It's rough being in sixth grade. Not knowing who you are. Not knowing who you can trust. One example: the elementary school playground. One day, walking back in from recess, I divulged a dear heart secret of mine to three girls I thought were my very good friends: I wanted to earn a 4.0 grade point average. They all achieved this feat of scholasticism on a regular basis and met my aspiration with hearty guffaws.
"You? A 4.0? Hahahahaha!"
I felt lower than dirt. I wanted to sink into the black top and disappear. My eyes welled up and over flowed. I burst into tears as my heart broke and my body tried to run from the scene. Caught by our kind teacher, I struggled through sobs and snuffles to explain the source of my trauma.
"I told my friends I wanted to earn a 4.0 and they laughed at me!"
God that sucked. I don't know which was worse: my friend's reactions or having to confess my heartbreak to the teacher. She reassured me somehow, planting seeds of the life lesson that living by the opinions of others would only lead me to suffering. I somehow managed to stuff my feelings back into my torso and gain enough control of myself to return to the class, but it was a lasting traumatic event in a verily pock-marked childhood.

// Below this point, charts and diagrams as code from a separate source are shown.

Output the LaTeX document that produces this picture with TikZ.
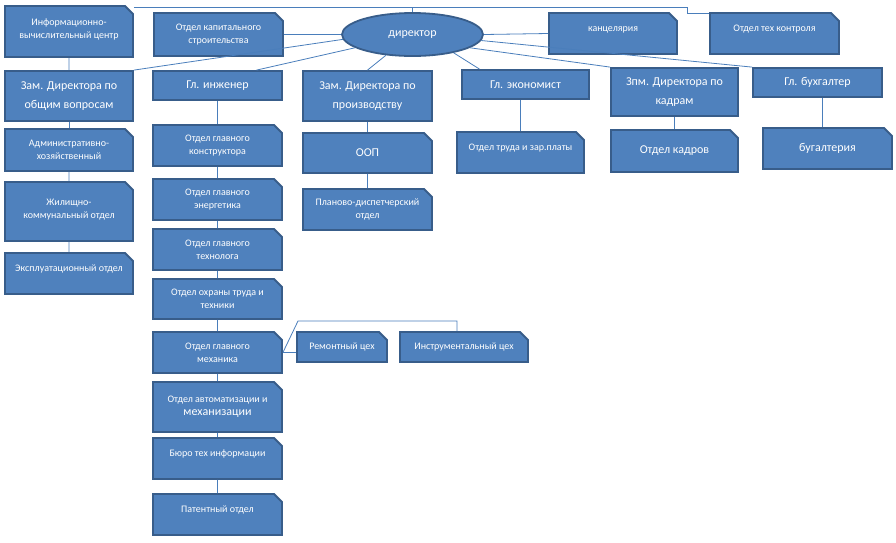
\documentclass[tikz,border=0pt]{standalone}
\usepackage{fontspec}
\setmainfont{Carlito}
\usetikzlibrary{shapes.misc,shapes.geometric}
\definecolor{boxfill}{HTML}{4F81BD}
\definecolor{boxline}{HTML}{385D8A}
\definecolor{linkline}{HTML}{4A7EBB}
\tikzset{
	box/.style={rectangle, fill=boxfill, draw=boxline, line width=1.8pt, text=white, align=center, inner sep=1pt, font=\fontsize{12}{18.5}\selectfont},
	snip/.style={box, chamfered rectangle, chamfered rectangle corners=north east, chamfered rectangle xsep=4pt, chamfered rectangle ysep=4pt},
	small/.style={font=\fontsize{10}{13}\selectfont},
	oneline/.style={text height=7pt, text depth=11.5pt},
	lifted/.style={text depth=#1},
	link/.style={draw=linkline, line width=0.8pt},
}

\begin{document}
\begin{tikzpicture}[x=1pt, y=-1pt]
		%%%%% START %%%%%
		\useasboundingbox (0, 0) rectangle (896, 542);
		
		% top row
		\node[snip, small, lifted=6pt, minimum width=128, minimum height=51] (info) at (69, 31.5) {Информационно-\\вычислительный центр};
		\node[snip, small, minimum width=129, minimum height=43] (kap) at (218.5, 34.5) {Отдел капитального\\строительства};
		\node[ellipse, fill=boxfill, draw=boxline, line width=1.8pt, text=white, font=\fontsize{12}{15}\selectfont, minimum width=141, minimum height=43, inner sep=0pt] (dir) at (412.5, 34.5) {директор};
		\node[snip, small, oneline, minimum width=128, minimum height=41] (kanc) at (613, 33.5) {канцелярия};
		\node[snip, small, oneline, minimum width=129, minimum height=41] (tk) at (774.5, 33.5) {Отдел тех контроля};
		
		% heads
		\node[box, minimum width=128, minimum height=50] (zam1) at (69, 96) {Зам. Директора по\\общим вопросам};
		\node[box, minimum width=129, minimum height=29] (ing) at (217.5, 85.5) {Гл. инженер};
		\node[box, minimum width=129, minimum height=50] (zam2) at (367.5, 96) {Зам. Директора по\\производству};
		\node[box, minimum width=127, minimum height=29] (ekon) at (525.5, 84.5) {Гл. экономист};
		\node[box, minimum width=127, minimum height=48] (zpm) at (674.5, 92) {Зпм. Директора по\\кадрам};
		\node[box, minimum width=129, minimum height=29] (buh) at (817.5, 82.5) {Гл. бухгалтер};
		
		% left column
		\node[snip, small, minimum width=128, minimum height=42] (adm) at (69, 150) {Административно-\\хозяйственный};
		\node[snip, small, lifted=6pt, minimum width=128, minimum height=59] (zhk) at (69, 211.5) {Жилищно-\\коммунальный отдел};
		\node[snip, small, oneline, minimum width=128, minimum height=41] (expl) at (69, 273.5) {Эксплуатационный отдел};
		
		% engineer column
		\node[snip, small, minimum width=129, minimum height=41] (konstr) at (217.5, 145.5) {Отдел главного\\конструктора};
		\node[snip, small, minimum width=129, minimum height=41] (energ) at (217.5, 199.5) {Отдел главного\\энергетика};
		\node[snip, small, minimum width=129, minimum height=41] (tekhn) at (217.5, 249.5) {Отдел главного\\технолога};
		\node[snip, small, minimum width=129, minimum height=40] (okhr) at (217.5, 299) {Отдел охраны труда и\\техники};
		\node[snip, small, minimum width=129, minimum height=41] (mekh) at (217.5, 352.5) {Отдел главного\\механика};
		\node[snip, small, minimum width=129, minimum height=50] (avt) at (217.5, 407) {Отдел автоматизации и\\{\fontsize{12}{15}\selectfont механизации}};
		\node[snip, small, oneline, minimum width=129, minimum height=41] (buro) at (217.5, 458.5) {Бюро тех информации};
		\node[snip, small, oneline, minimum width=129, minimum height=41] (pat) at (217.5, 514.5) {Патентный отдел};
		\node[snip, small, minimum width=90, minimum height=30] (rem) at (342, 347) {Ремонтный цех};
		\node[snip, small, minimum width=128, minimum height=30] (instr) at (464, 347) {Инструментальный цех};
		
		% production column
		\node[snip, minimum width=129, minimum height=40] (oop) at (367.5, 153) {ООП};
		\node[snip, small, minimum width=129, minimum height=41] (plan) at (367.5, 209.5) {Планово-диспетчерский\\отдел};
		
		% right departments
		\node[snip, small, oneline, minimum width=127, minimum height=41] (trud) at (520.5, 152.5) {Отдел труда и зар.платы};
		\node[snip, minimum width=127, minimum height=42] (kadr) at (674.5, 151) {Отдел кадров};
		\node[snip, minimum width=129, minimum height=41] (bug) at (827.5, 148.5) {бугалтерия};
		
		% links from director
		\coordinate (topbend) at (687, 7);
		\draw[link] (topbend -| info.east) -- (topbend) |- ([yshift=-1]tk.north west);
		\draw[link] (dir.north) -- (dir.north |- topbend);
		\draw[link] (kap.east) -- (dir.west);
		\draw[link] (dir.east) -- (kanc.west);
		\draw[link] (dir.184) -- (zam1.north east);
		\draw[link] (dir.193) -- ([xshift=39]ing.north);
		\draw[link] (dir.218) -- (zam2.north);
		\draw[link] (dir.336) -- ([xshift=-46]ekon.north);
		\draw[link] (dir.347) -- (zpm.north west);
		\draw[link] (dir.355) -- (buh.north west);
		
		% links down the columns
		\draw[link] (info) -- (zam1);
		\draw[link] (zam1) -- (adm);
		\draw[link] (adm) -- (zhk);
		\draw[link] (zhk) -- (expl);
		\draw[link] (ing) -- (konstr);
		\draw[link] (konstr) -- (energ);
		\draw[link] (energ) -- (tekhn);
		\draw[link] (tekhn) -- (okhr);
		\draw[link] (okhr) -- (mekh);
		\draw[link] (mekh) -- (avt);
		\draw[link] (avt) -- (buro);
		\draw[link] (buro) -- (pat);
		\draw[link] (zam2) -- (oop);
		\draw[link] (oop) -- (plan);
		\draw[link] (trud.north) -- (trud.north |- ekon.south);
		\draw[link] (zpm) -- (kadr);
		\draw[link] ([xshift=5]buh.south) -- ([xshift=5]buh.south |- bug.north);
		
		% workshops
		\coordinate (mkbend) at (298, 321);
		\draw[link] (mekh.east) -- (mekh.east -| rem.west);
		\draw[link] (mekh.east) -- (mkbend) -| ([xshift=-7]instr.north);
		
		%%%%% END %%%%%
	\end{tikzpicture}
\end{document}
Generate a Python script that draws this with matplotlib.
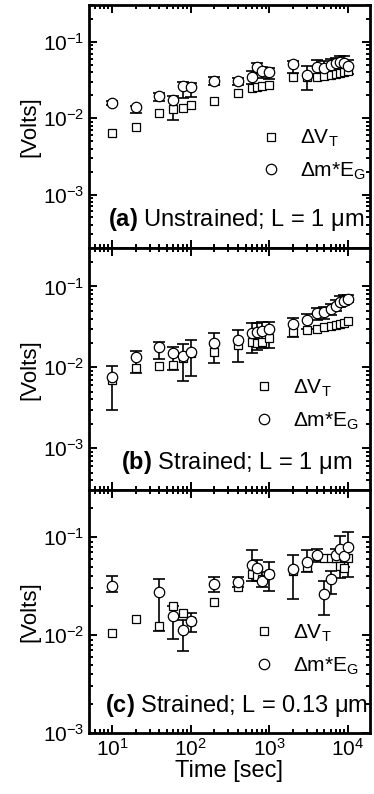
import numpy as np
import matplotlib
matplotlib.use("Agg")
import matplotlib.pyplot as plt

plt.rcParams['font.family'] = ['Liberation Sans', 'DejaVu Sans']
plt.rcParams['mathtext.fontset'] = 'custom'
plt.rcParams['mathtext.rm'] = 'Liberation Sans'
plt.rcParams['mathtext.it'] = 'Liberation Sans:italic'
plt.rcParams['mathtext.bf'] = 'Liberation Sans:bold'
plt.rcParams['mathtext.default'] = 'regular'

# stress time [sec]
t = [10, 20, 40, 60, 80, 100, 200, 400, 600, 700, 800, 1000,
     2000, 3000, 4000, 5000, 6000, 7000, 8000, 9000, 10000]
nan = np.nan

# (a) unstrained, L = 1 um
a_vt = [0.0063, 0.0077, 0.0117, 0.0130, 0.0134, 0.0147, 0.0169, 0.0211, 0.0245, 0.0252, 0.0262, 0.0271,
        0.0341, 0.035, 0.035, 0.036, 0.037, 0.038, 0.039, 0.040, 0.041]
a_me = [0.0159, 0.0138, 0.0196, 0.0172, 0.0265, 0.0257, 0.0308, 0.0308, 0.0348, 0.047, 0.0417, 0.040,
        0.051, 0.0366, 0.047, 0.0448, 0.0496, 0.0521, 0.0547, 0.053, 0.0484]
a_me_lo = [0.001, 0.0022, 0.003, 0.0078, 0.008, 0.007, 0.004, 0.004, 0.007, 0.008, 0.008, 0.007,
           0.012, 0.013, 0.012, 0.010, 0.010, 0.012, 0.013, 0.012, 0.010]
a_me_hi = [0.001, 0.0008, 0.002, 0.0023, 0.003, 0.003, 0.004, 0.003, 0.006, 0.006, 0.005, 0.005,
           0.005, 0.012, 0.010, 0.012, 0.010, 0.010, 0.010, 0.012, 0.010]

# (b) strained, L = 1 um
b_vt = [0.0070, 0.0098, 0.0105, 0.0107, 0.0129, 0.0149, 0.0156, 0.0189, 0.0207, 0.0201, 0.0207, 0.0228,
        0.0275, 0.029, 0.0297, 0.0316, 0.032, 0.0335, 0.0345, 0.0355, 0.037]
b_me = [0.0076, 0.0136, 0.018, 0.0149, 0.0138, 0.0156, 0.0198, 0.0217, 0.0263, 0.0275, 0.028, 0.0297,
        0.0348, 0.0383, 0.047, 0.048, 0.053, 0.058, 0.064, 0.067, 0.0705]
b_me_lo = [0.0046, 0.0051, 0.0053, 0.0056, 0.0071, 0.0079, 0.0085, 0.0099, 0.0114, 0.011, 0.0105, 0.0122,
           0.0109, 0.0086, 0.008, 0.008, 0.008, 0.008, 0.008, 0.008, 0.006]
b_me_hi = [0.0028, 0.0021, 0.0023, 0.0031, 0.0054, 0.0061, 0.0064, 0.0073, 0.0087, 0.008, 0.008, 0.0068,
           0.006, 0.0077, 0.007, 0.007, 0.008, 0.010, 0.012, 0.011, 0.008]

# (c) strained, L = 0.13 um
c_vt = [0.0106, 0.0147, 0.0123, 0.020, 0.017, 0.014, 0.0217, 0.0313, 0.0418, 0.040, 0.0372, 0.042,
        0.045, 0.050, 0.0637, 0.062, 0.062, 0.062, 0.051, 0.048, 0.062]
c_me = [0.0317, nan, 0.0275, 0.0158, 0.0114, 0.0138, 0.0336, 0.0352, 0.0518, 0.048, 0.0357, 0.0425,
        0.047, 0.056, 0.0662, 0.0265, 0.0371, 0.066, 0.0757, 0.0646, 0.080]
c_me_lo = [0.004, nan, 0.0166, 0.0067, 0.0045, 0.0031, 0.0062, 0.004, 0.016, 0.012, 0.0047, 0.0143,
           0.0235, 0.0124, 0.010, 0.0103, 0.011, 0.010, 0.037, 0.015, 0.041]
c_me_hi = [0.008, nan, 0.0097, 0.004, 0.003, 0.0031, 0.0057, 0.004, 0.022, 0.010, 0.0079, 0.0135,
           0.019, 0.018, 0.010, 0.0092, 0.008, 0.010, 0.028, 0.015, 0.032]

panels = [
    (a_vt, a_me, a_me_lo, a_me_hi, 2e-4, 'Unstrained; L = 1 \u03bcm', '(a)'),
    (b_vt, b_me, b_me_lo, b_me_hi, 3e-4, 'Strained; L = 1 \u03bcm', '(b)'),
    (c_vt, c_me, c_me_lo, c_me_hi, 1e-3, 'Strained; L = 0.13 \u03bcm', '(c)'),
]
leg_anchor = [(0.61, 0.495), (0.585, 0.465), (0.585, 0.455)]

fig = plt.figure(figsize=(3.74, 7.94), dpi=100)
h = 0.3055
for i, (vt, me, lo, hi, ymin, label, tag) in enumerate(panels):
    ax = fig.add_axes([0.238, 0.0768 + (2 - i) * h, 0.751, h])
    ax.errorbar(t, me, yerr=[lo, hi], fmt='none', ecolor='black', elinewidth=1.2,
                capsize=4.5, capthick=1.2, zorder=2)
    ax.plot(t, vt, 's', ms=6, mfc='white', mec='black', mew=0.9, label=r'$\Delta$V$_T$', zorder=3)
    ax.plot(t, me, 'o', ms=7.5, mfc='white', mec='black', mew=0.9, label=r'$\Delta$m*E$_G$', zorder=4)
    ax.set_xscale('log')
    ax.set_yscale('log')
    ax.set_xlim(5.1, 1.9e4)
    ax.set_ylim(ymin, 0.3)
    ax.tick_params(which='both', direction='in', top=True, right=True, width=1.4)
    ax.tick_params(which='major', length=6, labelsize=15)
    ax.tick_params(which='minor', length=3)
    for s in ax.spines.values():
        s.set_linewidth(2)
    ax.set_ylabel('[Volts]', fontsize=16, labelpad=2)
    if i < 2:
        ax.tick_params(labelbottom=False)
    else:
        ax.set_xlabel('Time [sec]', fontsize=17, labelpad=0)
    ax.legend(loc='upper left', bbox_to_anchor=leg_anchor[i], frameon=False, fontsize=15,
              handlelength=1.0, handletextpad=0.9, labelspacing=0.55, borderpad=0, borderaxespad=0)
    ax.text(0.525, 0.115, r'$\mathbf{' + tag + '}$ ' + label, transform=ax.transAxes,
            ha='center', va='center', fontsize=17)

fig.savefig('out.png', dpi=100)
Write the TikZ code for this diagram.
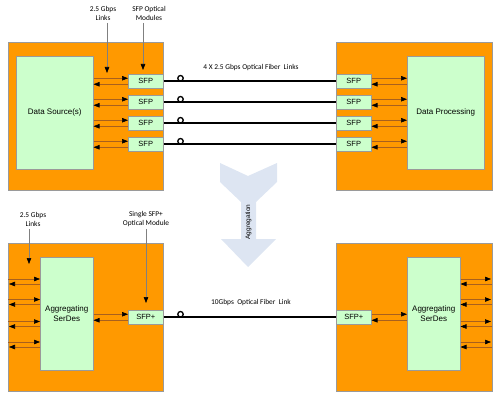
\documentclass[tikz,border=0pt]{standalone}
\usepackage{fontspec}
\setmainfont{Liberation Sans}
\newfontfamily\labfont{Carlito}
\usetikzlibrary{arrows.meta,calc}
\definecolor{orng}{HTML}{FF9900}
\definecolor{grn}{HTML}{CCFFCC}
\definecolor{aggc}{HTML}{DDE5F2}
\definecolor{sigc}{HTML}{A8601E}
\definecolor{bordc}{HTML}{9A9A9A}
\tikzset{
  obox/.style={draw=bordc, fill=orng, line width=0.6pt, anchor=north west, inner sep=0pt},
  gbox/.style={draw=bordc, fill=grn, line width=0.5pt, anchor=north west, inner sep=0pt, align=center, font=\fontsize{8}{9.5}\selectfont},
  sfpbox/.style={draw=bordc, fill=grn, line width=0.5pt, anchor=north west, inner sep=0pt, minimum width=35pt, minimum height=14pt, font=\fontsize{7.5}{9}\selectfont},
  sig/.style={draw=sigc, line width=0.6pt, -{Triangle[length=6pt,width=4.5pt,color=black,fill=black]}},
  pointer/.style={draw=gray, line width=0.6pt, -{Triangle[length=6pt,width=4.5pt,color=black,fill=black]}},
  lab/.style={font=\labfont\fontsize{7.4}{9}\selectfont, align=center, inner sep=0pt},
  fiber/.style={draw=black, line width=2pt},
  ring/.style={circle, draw=black, fill=white, line width=1.3pt, minimum size=5.5pt, inner sep=0pt},
}
\begin{document}
\begin{tikzpicture}[x=1pt,y=-1pt]
\useasboundingbox (0,0) rectangle (500,403);
% top boxes
\node[obox, minimum width=155pt, minimum height=148pt] (tl) at (8,42) {};
\node[obox, minimum width=156pt, minimum height=148pt] (tr) at (336,42) {};
\node[gbox, minimum width=77pt, minimum height=113pt] (ds) at (16,56) {Data Source(s)};
\node[gbox, minimum width=77pt, minimum height=113pt] (dp) at (407,56) {Data Processing};
\foreach \i/\yy in {1/74,2/95,3/116,4/137}{
  \node[sfpbox] (L\i) at (128,\yy) {SFP};
  \node[sfpbox] (R\i) at (336,\yy) {SFP};
  \draw[sig] ($(ds.east|-L\i.west)+(0,-3)$) -- ($(L\i.west)+(0,-3)$);
  \draw[sig] ($(L\i.west)+(0,3)$) -- ($(ds.east|-L\i.west)+(0,3)$);
  \draw[sig] ($(R\i.east)+(0,-3)$) -- ($(dp.west|-R\i.east)+(0,-3)$);
  \draw[sig] ($(dp.west|-R\i.east)+(0,3)$) -- ($(R\i.east)+(0,3)$);
  \draw[fiber] (L\i.east) -- (R\i.west);
  \node[ring] (c\i) at ($(L\i.east)+(17,-3)$) {};
}
\node[lab] (la1) at (103,13.5) {2.5 Gbps\\Links};
\node[lab] (la2) at (149,13.5) {SFP Optical\\Modules};
\coordinate (t1) at (107,73);
\coordinate (t2) at (143,70);
\draw[pointer] (la1.south -| t1) ++(0,2) -- (t1);
\draw[pointer] (la2.south -| t2) ++(0,2) -- (t2);
\node[lab] (fl) at (251,68) {4 X 2.5 Gbps Optical Fiber\ \ Links};
% aggregation arrow
\fill[aggc] (220,163) -- (248,176) -- (277,163) -- (277,182) -- (256,202) -- (256,239)
  -- (276,239) -- (248,267) -- (221,239) -- (241,239) -- (241,202) -- (220,182) -- cycle;
\node[rotate=90, font=\fontsize{6.5}{7}\selectfont, inner sep=0pt] (agg) at (248.5,222) {Aggregation};
% bottom boxes
\node[obox, minimum width=155pt, minimum height=148pt] (bl) at (8,243) {};
\node[obox, minimum width=156pt, minimum height=148pt] (br) at (336,243) {};
\node[gbox, minimum width=53pt, minimum height=113pt] (sdl) at (40,257) {Aggregating\\SerDes};
\node[gbox, minimum width=53pt, minimum height=113pt] (sdr) at (407,257) {Aggregating\\SerDes};
\node[sfpbox] (sl) at (128,310) {SFP+};
\node[sfpbox] (sr) at (336,310) {SFP+};
\draw[sig] ($(sdl.east|-sl.west)+(0,-3)$) -- ($(sl.west)+(0,-3)$);
\draw[sig] ($(sl.west)+(0,3)$) -- ($(sdl.east|-sl.west)+(0,3)$);
\draw[sig] ($(sr.east)+(0,-3)$) -- ($(sdr.west|-sr.east)+(0,-3)$);
\draw[sig] ($(sdr.west|-sr.east)+(0,3)$) -- ($(sr.east)+(0,3)$);
\draw[fiber] (sl.east) -- (sr.west);
\node[ring] (c5) at ($(sl.east)+(17,-3)$) {};
\foreach \i/\yy in {1/281.5,2/302,3/324,4/344.5}{
  \coordinate (ai\i) at (8,\yy-2.5);
  \coordinate (ao\i) at (9,\yy+2.5);
  \coordinate (bi\i) at (491,\yy-2.5);
  \coordinate (bo\i) at (492,\yy+2.5);
  \draw[sig] (ai\i) -- (sdl.west|-ai\i);
  \draw[sig] (sdl.west|-ao\i) -- (ao\i);
  \draw[sig] (sdr.east|-bi\i) -- (bi\i);
  \draw[sig] (bo\i) -- (sdr.east|-bo\i);
}
\node[lab] (lb1) at (33,219.5) {2.5 Gbps\\Links};
\node[lab] (lb2) at (146,219.5) {Single SFP+\\Optical Module};
\coordinate (t3) at (29,264);
\coordinate (t4) at (146,303);
\draw[pointer] (lb1.south -| t3) ++(0,2) -- (t3);
\draw[pointer] (lb2.south -| t4) ++(0,2) -- (t4);
\node[lab] (fl2) at (251,303) {10Gbps\ \ Optical Fiber\ \ Link};
\end{tikzpicture}
\end{document}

You know what's funny? These three friends and I all went to the same magnet program in high school and it wasn't until we went our separate ways for college that I earned my first 4.0. Or so I thought. When I finally met my sixth grade heart's goal, I was beaming with pride and joy. A few years later, for some college scholarship application, I think, I had to submit all scholastic transcripts, including elementary school. You know what it showed? My last semester at St. Joseph's elementary school--my eigth grade year--I had a 4.0! I was flabbergasted. Turns out I carried an emotional chip on my shoulder for nothing for six years. Silliness.